I think Jonas Meyer's comment deserves to be an answer. The progression in the question can be looked at many ways depending on context, but one is as increasing levels of rigidity:
Suppose $f:\mathbb{C}\rightarrow\mathbb{C}$ is a function.
If $f$ is continuous, then $f$'s values in an open set are determined by its values on a dense subset of the set. (But outside of the open set, a lot of different things could be going on.)
If $f$ is differentiable as a function $\mathbb{R}^2\rightarrow\mathbb{R}^2$, then we can deduce more about it from less information about its values. The more times continuously differentiable, the easier it is to deduce things about $f$. (But it is still true that we have nearly no knowledge about what it's doing outside of whatever open set we know something about.)

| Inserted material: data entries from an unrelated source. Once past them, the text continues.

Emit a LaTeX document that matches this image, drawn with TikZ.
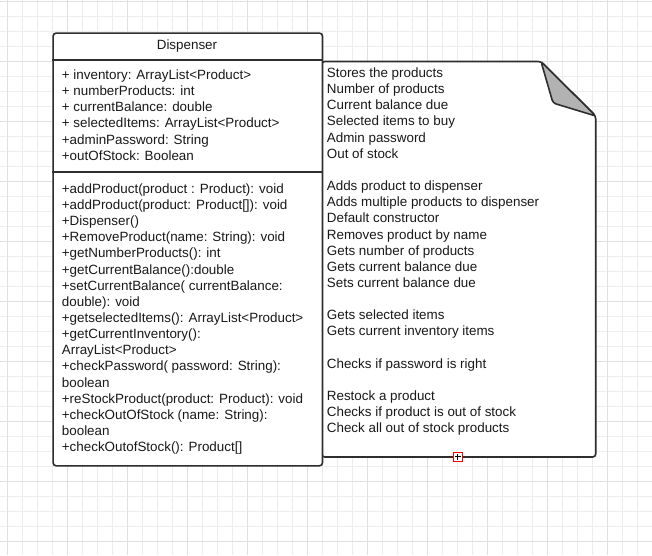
\documentclass[tikz,border=0pt]{standalone}
\usepackage{fontspec}
\setmainfont{Liberation Sans}
\begin{document}
\begin{tikzpicture}[x=1pt,y=-1pt,
  txt/.style={anchor=base west,inner sep=0pt,font=\fontsize{13.4}{16}\selectfont,text=black!90},
  edge/.style={draw=black!82,line width=1.6pt},
  gridminor/.style={draw=black!7,line width=0.9pt},
  gridmajor/.style={draw=black!12,line width=0.9pt}]
\useasboundingbox (0,0) rectangle (652,555);
\fill[white] (0,0) rectangle (652,555);
% grid
\foreach \i in {0,...,43} \draw[gridminor] ({7.3+15*\i},0) -- ({7.3+15*\i},555);
\foreach \i in {0,...,37} \draw[gridminor] (0,{1.7+15*\i}) -- (652,{1.7+15*\i});
\foreach \i in {0,...,10} \draw[gridmajor] ({7.3+60*\i},0) -- ({7.3+60*\i},555);
\foreach \i in {0,...,9} \draw[gridmajor] (0,{1.7+60*\i}) -- (652,{1.7+60*\i});
% note shape
\coordinate (nTL) at (321.7,61.5);
\coordinate (nF1) at (541,61.5);
\coordinate (nF2) at (595.7,116);
\coordinate (nBR) at (595.7,457);
\coordinate (nBL) at (321.7,457);
\filldraw[edge,fill=white,rounded corners=3pt] (nTL) -- (nF1) -- (nF2) -- (nBR) -- (nBL) -- cycle;
\coordinate (fIn) at (553,103);
\filldraw[edge,fill=black!30,rounded corners=3pt,line join=round] (nF1) -- (fIn) -- (nF2) -- cycle;
% class box
\node (cls) [edge,fill=white,rounded corners=3pt,anchor=north west,inner sep=0pt,
  minimum width=269.4pt,minimum height=432.7pt] at (52.3,32.3) {};
\draw[edge] (cls.west |- 0,60) -- (cls.east |- 0,60);
\draw[edge] (cls.west |- 0,171.7) -- (cls.east |- 0,171.7);
\node (title) [anchor=base,inner sep=0pt,font=\fontsize{13.4}{16}\selectfont,text=black!90] at (187,49.2) {Dispenser};
% attributes
\foreach \t [count=\k from 0] in {
  {+ inventory: ArrayList<Product>},
  {+ numberProducts: int},
  {+ currentBalance: double},
  {+ selectedItems: ArrayList<Product>},
  {+adminPassword: String},
  {+outOfStock: Boolean}}
  \node (a\k) [txt] at (61.7,{79.5+16.15*\k}) {\t};
% methods
\foreach \t [count=\k from 0] in {
  {+addProduct(product : Product): void},
  {+addProduct(product: Product[]): void},
  {+Dispenser()},
  {+RemoveProduct(name: String): void},
  {+getNumberProducts(): int},
  {+getCurrentBalance():double},
  {+setCurrentBalance( currentBalance:},
  {double): void},
  {+getselectedItems(): ArrayList<Product>},
  {+getCurrentInventory():},
  {ArrayList<Product>},
  {+checkPassword( password: String):},
  {boolean},
  {+reStockProduct(product: Product): void},
  {+checkOutOfStock (name: String):},
  {boolean},
  {+checkOutofStock(): Product[]}}
  \node (m\k) [txt] at (61.7,{193.3+16.15*\k}) {\t};
% note text
\foreach \t [count=\k from 0] in {
  {Stores the products},
  {Number of products},
  {Current balance due},
  {Selected items to buy},
  {Admin password},
  {Out of stock},
  {},
  {Adds product to dispenser},
  {Adds multiple products to dispenser},
  {Default constructor},
  {Removes product by name},
  {Gets number of products},
  {Gets current balance due},
  {Sets current balance due},
  {},
  {Gets selected items},
  {Gets current inventory items},
  {},
  {Checks if password is right},
  {},
  {Restock a product},
  {Checks if product is out of stock},
  {Check all out of stock products}}
  \node (n\k) [txt] at (326.7,{77.5+16.15*\k}) {\t};
% handle
\node (handle) [draw=red,fill=white,line width=1pt,minimum size=9pt,inner sep=0pt] at (457.5,456.5) {};
\draw[black,line width=0.8pt] ([xshift=-3pt]handle.center) -- ([xshift=3pt]handle.center);
\draw[black,line width=0.8pt] ([yshift=-3pt]handle.center) -- ([yshift=3pt]handle.center);
\end{tikzpicture}
\end{document}
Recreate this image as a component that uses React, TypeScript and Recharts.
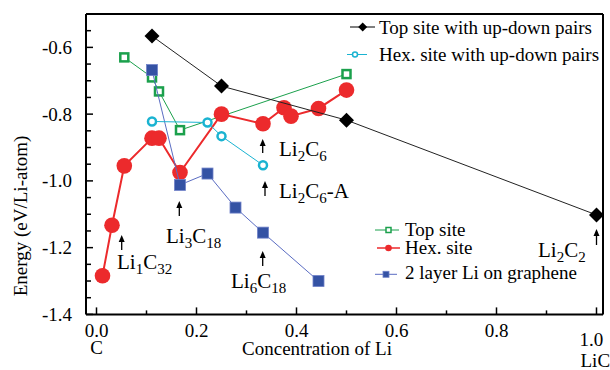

If $f$ is analytic, then its values in the entire plane are determined by its values on any set that has an accumulation point. For example, its values on any dense subset of any nonempty open set (no matter how small) determine its values everywhere.
In this light, polynomial - linear - constant is a natural continuation of the sequence. Each step represents a class of functions such that the amount of information needed about $f$'s values in order for $f$ to be determined completely, is less than the previous.
If $f$ is polynomial, then its values in the entire plane are determined by its values at any infinite set of points, whether the set has an accumulation point or no. In fact, by a finite set of points, but without further information we don't know how many; but if we have a bound on the degree of the polynomial, for example if we know a polynomial bound on its growth rate, then we can say $f$ is determined by its value at a specific (finite) number of points.
If $f$ is linear, then its values everywhere are determined by its values at 2 points.
If $f$ is constant, evaluation at one point suffices to know everything about $f$.